Data segment:
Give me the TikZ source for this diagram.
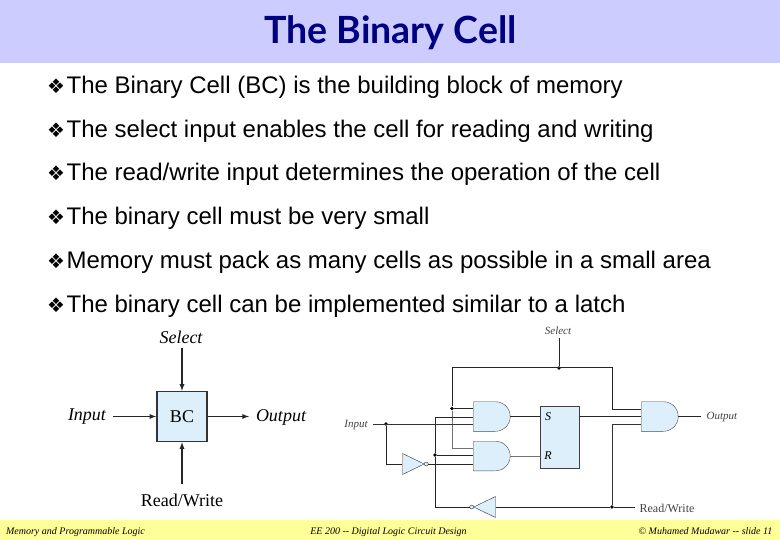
\documentclass[tikz,border=0pt]{standalone}
\usepackage{fontspec}
\usepackage{tikz}
\setmainfont{Liberation Sans}
\newfontfamily\serifface{Liberation Serif}
\newfontfamily\titleface{Lato}
\newfontfamily\bulletface{DejaVu Sans}
\usetikzlibrary{arrows,shapes.gates.logic.US}
\definecolor{headband}{HTML}{CCCCFF}
\definecolor{footband}{HTML}{FFFF99}
\definecolor{cellblue}{HTML}{DDEFFB}
\definecolor{titleblue}{HTML}{000080}
\newcommand{\bul}{{\bulletface\fontsize{20}{22}\selectfont ❖}\hspace{1.5pt}}
\tikzset{
  bullet/.style={anchor=base west, inner sep=0pt, font=\fontsize{24}{28}\selectfont},
  foot/.style={anchor=base, inner sep=0pt, font=\serifface\itshape\fontsize{10}{12}\selectfont},
  biglabel/.style={inner sep=0pt, font=\serifface\fontsize{18}{22}\selectfont},
  bigitalic/.style={inner sep=0pt, font=\serifface\itshape\fontsize{18}{22}\selectfont},
  smalllabel/.style={inner sep=0pt, text=black!75, font=\serifface\fontsize{12}{14}\selectfont},
  smallitalic/.style={inner sep=0pt, text=black!75, font=\serifface\itshape\fontsize{11}{14}\selectfont},
  andbox/.style={and gate US, draw=black!70, fill=cellblue, logic gate inputs=nn, minimum width=37pt, minimum height=29pt, inner sep=0pt},
  invbox/.style={not gate US, draw=black!80, fill=cellblue, minimum width=18pt, minimum height=18pt, inner sep=0pt},
  jdot/.style={circle, fill=black, inner sep=0pt, minimum size=3.8pt},
  wire/.style={line width=1pt, black!85},
  thinwire/.style={line width=0.7pt, black!55},
  bigwire/.style={->, >=latex, line width=1.3pt, black!85}
}
\begin{document}
\begin{tikzpicture}[x=1pt, y=-1pt]
\useasboundingbox (0,0) rectangle (780,540);

% bands
\fill[headband] (0,0) rectangle (780,63);
\fill[footband] (0,520) rectangle (780,540);

% slide text
\node[inner sep=0pt, text=titleblue, font=\titleface\bfseries\fontsize{37.5}{44}\selectfont] at (390.5,33) (title) {The Binary Cell};
\node[bullet] at (47,94) (l1) {\bul The Binary Cell (BC) is the building block of memory};
\node[bullet] at (47,138) (l2) {\bul The select input enables the cell for reading and writing};
\node[bullet] at (47,181) (l3) {\bul The read/write input determines the operation of the cell};
\node[bullet] at (47,225) (l4) {\bul The binary cell must be very small};
\node[bullet] at (47,269) (l5) {\bul Memory must pack as many cells as possible in a small area};
\node[bullet] at (47,313) (l6) {\bul The binary cell can be implemented similar to a latch};

\node[foot] at (75.5,534) (f1) {Memory and Programmable Logic};
\node[foot] at (388.5,534) (f2) {EE 200 -- Digital Logic Circuit Design};
\node[foot] at (705.5,534) (f3) {© Muhamed Mudawar -- slide 11};

% block symbol
\node[draw=black!80, line width=1.5pt, fill=cellblue, minimum width=50pt, minimum height=50pt, inner sep=0pt, font=\serifface\fontsize{18}{22}\selectfont] at (182,416.5) (bc) {BC};
\node[bigitalic] at (181,337) (bcsel) {Select};
\node[bigitalic] at (87,417) (bcin) {Input};
\node[bigitalic] at (281,417) (bcout) {Output};
\node[biglabel] at (182,500) (bcrw) {Read/Write};

\coordinate (bcselend) at (182,348);
\coordinate (bcinend) at (113,416.5);
\coordinate (bcoutend) at (249,416.5);
\coordinate (bcrwend) at (182,484);
\path[bigwire] (bcselend) edge (bc.north);
\path[bigwire] (bcinend) edge (bc.west);
\path[bigwire] (bc.east) edge (bcoutend);
\path[bigwire] (bcrwend) edge (bc.south);

% gate level circuit
\node[andbox] at (490.5,416.5) (ands) {};
\node[andbox] at (490.5,456) (andr) {};
\node[andbox] at (658.5,416.5) (andout) {};
\node[draw=black!75, line width=0.9pt, fill=cellblue, minimum width=39pt, minimum height=62pt, inner sep=0pt] at (559.5,437) (latch) {};
\node[inner sep=0pt, font=\serifface\itshape\fontsize{12}{14}\selectfont] at (548,417) (ls) {S};
\node[inner sep=0pt, font=\serifface\itshape\fontsize{12}{14}\selectfont] at (548,456) (lr) {R};
\node[invbox] at (410,464) (invin) {};
\node[invbox, rotate=180] at (488,507) (invrw) {};

\node[smallitalic] at (558,331) (sel) {Select};
\node[smallitalic] at (356,425) (inp) {Input};
\node[smallitalic] at (722,417) (outp) {Output};
\node[smalllabel] at (667,508) (rw) {Read/Write};

\coordinate (selend) at (559,338);
\node[jdot] at (559,368) (seldot) {};
\coordinate (topl) at (452,368);
\coordinate (topr) at (612,368);
\node[jdot] at (452,408.5) (sdot) {};
\coordinate (rtop) at (452,448);
\coordinate (ntop) at (435,417);
\node[jdot] at (435,455) (ndot) {};
\coordinate (nbot) at (435,507);
\coordinate (inend) at (373,424);
\node[jdot] at (386,424) (indot) {};
\node[jdot] at (612,507) (rwdot) {};
\coordinate (rwend) at (635,507);
\coordinate (outend) at (701,416.5);
\coordinate (a3top) at (612,409);
\coordinate (a3low) at (612,424);

\draw[wire] (selend) -- (seldot);
\draw[wire] (topl) -- (topr) -- (a3top) -- (andout.west |- a3top);
\draw[wire] (topl) -- (sdot);
\draw[thinwire] (sdot) -- (rtop) -- (andr.west |- rtop);
\draw[wire] (sdot) -- (ands.west |- sdot);
\draw[wire] (ands.west |- ntop) -- (ntop) -- (ndot) -- (nbot) -- (invrw.output);
\draw[wire] (ndot) -- (andr.west |- ndot);
\draw[thinwire, black!80] (inend) -- (ands.west |- inend);
\draw[wire] (indot) |- (invin.input);
\draw[wire] (invin.output) -- (andr.west |- invin.output);
\draw[wire] (ands.east) -- (latch.west |- ands.east);
\draw[thinwire] (andr.east) -- (latch.west |- andr.east);
\draw[wire] (latch.east |- ands.east) -- (andout.west |- ands.east);
\draw[wire] (andout.east) -- (outend);
\draw[thinwire, black!80] (andout.west |- a3low) -- (a3low) -- (rwdot);
\draw[wire] (rwend) -- (rwdot) -- (invrw.input);

\end{tikzpicture}
\end{document}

Given instruction: Copy out all of the data word for word. Do not carry over any picture.

Solved exercise:
Give me the TikZ source for this diagram.
\documentclass[tikz,border=0pt]{standalone}
\usepackage{fontspec}
\usepackage{tikz}
\setmainfont{Liberation Sans}
\newfontfamily\serifface{Liberation Serif}
\newfontfamily\titleface{Lato}
\newfontfamily\bulletface{DejaVu Sans}
\usetikzlibrary{arrows,shapes.gates.logic.US}
\definecolor{headband}{HTML}{CCCCFF}
\definecolor{footband}{HTML}{FFFF99}
\definecolor{cellblue}{HTML}{DDEFFB}
\definecolor{titleblue}{HTML}{000080}
\newcommand{\bul}{{\bulletface\fontsize{20}{22}\selectfont ❖}\hspace{1.5pt}}
\tikzset{
  bullet/.style={anchor=base west, inner sep=0pt, font=\fontsize{24}{28}\selectfont},
  foot/.style={anchor=base, inner sep=0pt, font=\serifface\itshape\fontsize{10}{12}\selectfont},
  biglabel/.style={inner sep=0pt, font=\serifface\fontsize{18}{22}\selectfont},
  bigitalic/.style={inner sep=0pt, font=\serifface\itshape\fontsize{18}{22}\selectfont},
  smalllabel/.style={inner sep=0pt, text=black!75, font=\serifface\fontsize{12}{14}\selectfont},
  smallitalic/.style={inner sep=0pt, text=black!75, font=\serifface\itshape\fontsize{11}{14}\selectfont},
  andbox/.style={and gate US, draw=black!70, fill=cellblue, logic gate inputs=nn, minimum width=37pt, minimum height=29pt, inner sep=0pt},
  invbox/.style={not gate US, draw=black!80, fill=cellblue, minimum width=18pt, minimum height=18pt, inner sep=0pt},
  jdot/.style={circle, fill=black, inner sep=0pt, minimum size=3.8pt},
  wire/.style={line width=1pt, black!85},
  thinwire/.style={line width=0.7pt, black!55},
  bigwire/.style={->, >=latex, line width=1.3pt, black!85}
}
\begin{document}
\begin{tikzpicture}[x=1pt, y=-1pt]
\useasboundingbox (0,0) rectangle (780,540);

% bands
\fill[headband] (0,0) rectangle (780,63);
\fill[footband] (0,520) rectangle (780,540);

% slide text
\node[inner sep=0pt, text=titleblue, font=\titleface\bfseries\fontsize{37.5}{44}\selectfont] at (390.5,33) (title) {The Binary Cell};
\node[bullet] at (47,94) (l1) {\bul The Binary Cell (BC) is the building block of memory};
\node[bullet] at (47,138) (l2) {\bul The select input enables the cell for reading and writing};
\node[bullet] at (47,181) (l3) {\bul The read/write input determines the operation of the cell};
\node[bullet] at (47,225) (l4) {\bul The binary cell must be very small};
\node[bullet] at (47,269) (l5) {\bul Memory must pack as many cells as possible in a small area};
\node[bullet] at (47,313) (l6) {\bul The binary cell can be implemented similar to a latch};

\node[foot] at (75.5,534) (f1) {Memory and Programmable Logic};
\node[foot] at (388.5,534) (f2) {EE 200 -- Digital Logic Circuit Design};
\node[foot] at (705.5,534) (f3) {© Muhamed Mudawar -- slide 11};

% block symbol
\node[draw=black!80, line width=1.5pt, fill=cellblue, minimum width=50pt, minimum height=50pt, inner sep=0pt, font=\serifface\fontsize{18}{22}\selectfont] at (182,416.5) (bc) {BC};
\node[bigitalic] at (181,337) (bcsel) {Select};
\node[bigitalic] at (87,417) (bcin) {Input};
\node[bigitalic] at (281,417) (bcout) {Output};
\node[biglabel] at (182,500) (bcrw) {Read/Write};

\coordinate (bcselend) at (182,348);
\coordinate (bcinend) at (113,416.5);
\coordinate (bcoutend) at (249,416.5);
\coordinate (bcrwend) at (182,484);
\path[bigwire] (bcselend) edge (bc.north);
\path[bigwire] (bcinend) edge (bc.west);
\path[bigwire] (bc.east) edge (bcoutend);
\path[bigwire] (bcrwend) edge (bc.south);

% gate level circuit
\node[andbox] at (490.5,416.5) (ands) {};
\node[andbox] at (490.5,456) (andr) {};
\node[andbox] at (658.5,416.5) (andout) {};
\node[draw=black!75, line width=0.9pt, fill=cellblue, minimum width=39pt, minimum height=62pt, inner sep=0pt] at (559.5,437) (latch) {};
\node[inner sep=0pt, font=\serifface\itshape\fontsize{12}{14}\selectfont] at (548,417) (ls) {S};
\node[inner sep=0pt, font=\serifface\itshape\fontsize{12}{14}\selectfont] at (548,456) (lr) {R};
\node[invbox] at (410,464) (invin) {};
\node[invbox, rotate=180] at (488,507) (invrw) {};

\node[smallitalic] at (558,331) (sel) {Select};
\node[smallitalic] at (356,425) (inp) {Input};
\node[smallitalic] at (722,417) (outp) {Output};
\node[smalllabel] at (667,508) (rw) {Read/Write};

\coordinate (selend) at (559,338);
\node[jdot] at (559,368) (seldot) {};
\coordinate (topl) at (452,368);
\coordinate (topr) at (612,368);
\node[jdot] at (452,408.5) (sdot) {};
\coordinate (rtop) at (452,448);
\coordinate (ntop) at (435,417);
\node[jdot] at (435,455) (ndot) {};
\coordinate (nbot) at (435,507);
\coordinate (inend) at (373,424);
\node[jdot] at (386,424) (indot) {};
\node[jdot] at (612,507) (rwdot) {};
\coordinate (rwend) at (635,507);
\coordinate (outend) at (701,416.5);
\coordinate (a3top) at (612,409);
\coordinate (a3low) at (612,424);

\draw[wire] (selend) -- (seldot);
\draw[wire] (topl) -- (topr) -- (a3top) -- (andout.west |- a3top);
\draw[wire] (topl) -- (sdot);
\draw[thinwire] (sdot) -- (rtop) -- (andr.west |- rtop);
\draw[wire] (sdot) -- (ands.west |- sdot);
\draw[wire] (ands.west |- ntop) -- (ntop) -- (ndot) -- (nbot) -- (invrw.output);
\draw[wire] (ndot) -- (andr.west |- ndot);
\draw[thinwire, black!80] (inend) -- (ands.west |- inend);
\draw[wire] (indot) |- (invin.input);
\draw[wire] (invin.output) -- (andr.west |- invin.output);
\draw[wire] (ands.east) -- (latch.west |- ands.east);
\draw[thinwire] (andr.east) -- (latch.west |- andr.east);
\draw[wire] (latch.east |- ands.east) -- (andout.west |- ands.east);
\draw[wire] (andout.east) -- (outend);
\draw[thinwire, black!80] (andout.west |- a3low) -- (a3low) -- (rwdot);
\draw[wire] (rwend) -- (rwdot) -- (invrw.input);

\end{tikzpicture}
\end{document}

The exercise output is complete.